If we define the distance vector between two molecules ${\displaystyle \mathbf {r} _{ij}:=\mathbf {r} _{i}-\mathbf {r} _{j}}$ for ${\displaystyle i,j=1,2,3}$, the OZ equation can be rewritten using a convolution.

${\displaystyle h(\mathbf {r} _{12})=c(\mathbf {r} _{12})+\rho \int d\mathbf {r} _{3}c(\mathbf {r} _{12}-\mathbf {r} _{32})h(-\mathbf {r} _{32})=c(\mathbf {r} _{12})+\rho \int d\mathbf {r} _{32}c(\mathbf {r} _{12}-\mathbf {r} _{32})h(\mathbf {r} _{32})=c(\mathbf {r} _{12})+\rho (c\,*\,h)(\mathbf {r} _{12})\,}$.

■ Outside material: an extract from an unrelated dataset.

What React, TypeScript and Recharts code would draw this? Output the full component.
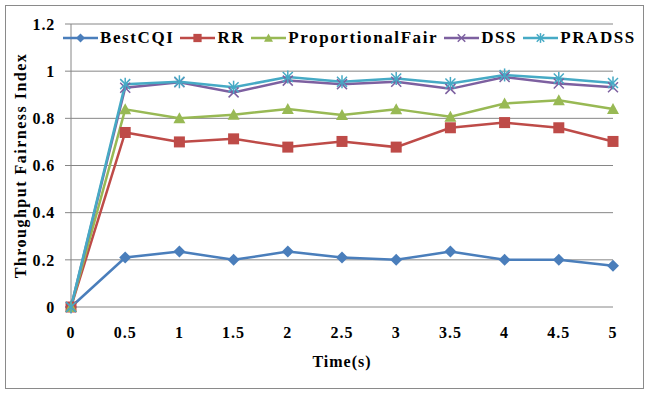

If we then denote the Fourier transforms of ${\displaystyle h(\mathbf {r} )}$ and ${\displaystyle c(\mathbf {r} )}$ by ${\displaystyle {\hat {H}}(\mathbf {k} )}$ and ${\displaystyle {\hat {C}}(\mathbf {k} )}$, respectively, and use the convolution theorem we obtain

${\displaystyle {\hat {H}}(\mathbf {k} )={\hat {C}}(\mathbf {k} )+\rho {\hat {H}}(\mathbf {k} ){\hat {C}}(\mathbf {k} ),\,}$

which yields

${\displaystyle {\hat {C}}(\mathbf {k} )={\frac {{\hat {H}}(\mathbf {k} )}{1+\rho {\hat {H}}(\mathbf {k} )}}\,\,\,\,\,\,\,{\hat {H}}(\mathbf {k} )={\frac {{\hat {C}}(\mathbf {k} )}{1-\rho {\hat {C}}(\mathbf {k} )}}.\,}$

One needs to solve for both ${\displaystyle h(r)}$ and ${\displaystyle c(r)}$ (or, equivalently, their Fourier transforms). This requires an additional equation, known as a closure relation. The Ornstein–Zernike equation can be formally seen as a definition of the direct correlation function ${\displaystyle c(r)}$ in terms of the total correlation function ${\displaystyle h(r)}$. The details of the system under study (most notably, the shape of the interaction potential ${\displaystyle u(r)}$) are taken into account by the choice of the closure relation. Commonly used closures are the Percus–Yevick approximation, well adapted for particles with an impenetrable core, and the hypernetted-chain equation, widely used for "softer" potentials. More information can be found in.[3]